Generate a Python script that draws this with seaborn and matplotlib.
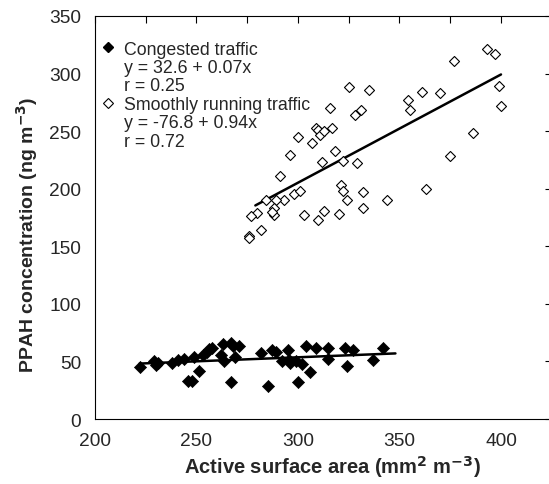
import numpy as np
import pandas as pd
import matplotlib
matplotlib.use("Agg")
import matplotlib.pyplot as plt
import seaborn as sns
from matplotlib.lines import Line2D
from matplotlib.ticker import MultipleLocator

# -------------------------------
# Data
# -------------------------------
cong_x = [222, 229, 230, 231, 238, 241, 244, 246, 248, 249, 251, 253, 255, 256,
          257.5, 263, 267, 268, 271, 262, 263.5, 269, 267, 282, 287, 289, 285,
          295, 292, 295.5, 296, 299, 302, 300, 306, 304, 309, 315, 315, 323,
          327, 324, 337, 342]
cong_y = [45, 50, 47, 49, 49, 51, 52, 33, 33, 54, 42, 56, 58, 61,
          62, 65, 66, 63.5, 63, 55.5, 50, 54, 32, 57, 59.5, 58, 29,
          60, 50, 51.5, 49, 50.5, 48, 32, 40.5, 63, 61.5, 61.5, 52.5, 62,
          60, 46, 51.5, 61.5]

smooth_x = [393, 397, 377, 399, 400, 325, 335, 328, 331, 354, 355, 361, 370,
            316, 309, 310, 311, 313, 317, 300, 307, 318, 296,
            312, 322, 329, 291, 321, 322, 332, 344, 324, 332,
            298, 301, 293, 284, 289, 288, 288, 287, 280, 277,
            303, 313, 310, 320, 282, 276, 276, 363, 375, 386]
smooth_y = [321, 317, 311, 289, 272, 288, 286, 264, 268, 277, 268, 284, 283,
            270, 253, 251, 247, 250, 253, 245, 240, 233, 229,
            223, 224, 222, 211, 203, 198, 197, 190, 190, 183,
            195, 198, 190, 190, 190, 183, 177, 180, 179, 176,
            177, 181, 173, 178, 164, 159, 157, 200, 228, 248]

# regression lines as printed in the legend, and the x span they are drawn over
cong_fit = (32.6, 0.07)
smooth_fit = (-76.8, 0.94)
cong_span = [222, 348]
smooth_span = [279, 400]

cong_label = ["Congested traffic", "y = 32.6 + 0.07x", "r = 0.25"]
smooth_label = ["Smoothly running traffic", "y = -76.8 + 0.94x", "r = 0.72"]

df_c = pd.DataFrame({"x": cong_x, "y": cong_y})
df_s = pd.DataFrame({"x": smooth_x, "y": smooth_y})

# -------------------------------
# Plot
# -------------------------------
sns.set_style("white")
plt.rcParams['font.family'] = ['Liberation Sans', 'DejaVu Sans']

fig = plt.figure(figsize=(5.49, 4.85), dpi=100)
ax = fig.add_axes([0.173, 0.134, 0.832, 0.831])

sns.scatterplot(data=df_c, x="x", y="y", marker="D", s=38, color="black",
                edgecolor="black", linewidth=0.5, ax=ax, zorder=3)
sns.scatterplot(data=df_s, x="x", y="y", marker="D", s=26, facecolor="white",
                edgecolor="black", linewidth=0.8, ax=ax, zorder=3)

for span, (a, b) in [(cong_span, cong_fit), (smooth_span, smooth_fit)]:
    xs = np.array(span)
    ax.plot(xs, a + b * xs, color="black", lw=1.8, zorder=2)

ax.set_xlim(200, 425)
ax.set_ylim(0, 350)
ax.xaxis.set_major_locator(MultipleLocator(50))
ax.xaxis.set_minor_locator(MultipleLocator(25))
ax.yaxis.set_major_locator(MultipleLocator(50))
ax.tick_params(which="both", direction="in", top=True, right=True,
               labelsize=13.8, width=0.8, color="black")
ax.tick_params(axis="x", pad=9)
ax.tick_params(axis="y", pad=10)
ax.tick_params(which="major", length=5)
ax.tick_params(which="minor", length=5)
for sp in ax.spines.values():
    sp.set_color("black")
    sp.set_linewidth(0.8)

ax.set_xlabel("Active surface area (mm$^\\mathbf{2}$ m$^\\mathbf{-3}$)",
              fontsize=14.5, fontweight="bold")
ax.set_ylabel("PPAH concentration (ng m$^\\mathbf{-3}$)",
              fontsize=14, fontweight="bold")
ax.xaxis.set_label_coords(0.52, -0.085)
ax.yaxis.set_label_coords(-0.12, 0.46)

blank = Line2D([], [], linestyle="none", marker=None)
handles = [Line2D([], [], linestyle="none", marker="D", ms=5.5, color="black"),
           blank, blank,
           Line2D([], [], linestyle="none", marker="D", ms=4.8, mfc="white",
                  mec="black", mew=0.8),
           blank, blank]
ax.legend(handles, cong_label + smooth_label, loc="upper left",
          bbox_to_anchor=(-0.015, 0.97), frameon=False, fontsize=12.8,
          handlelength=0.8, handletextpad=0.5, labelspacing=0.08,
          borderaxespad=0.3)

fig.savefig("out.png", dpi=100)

------------------------------------

To be done: Pick out all lines containing the string "seaborn".

The answer:
Generate a Python script that draws this with seaborn and matplotlib.
import seaborn as sns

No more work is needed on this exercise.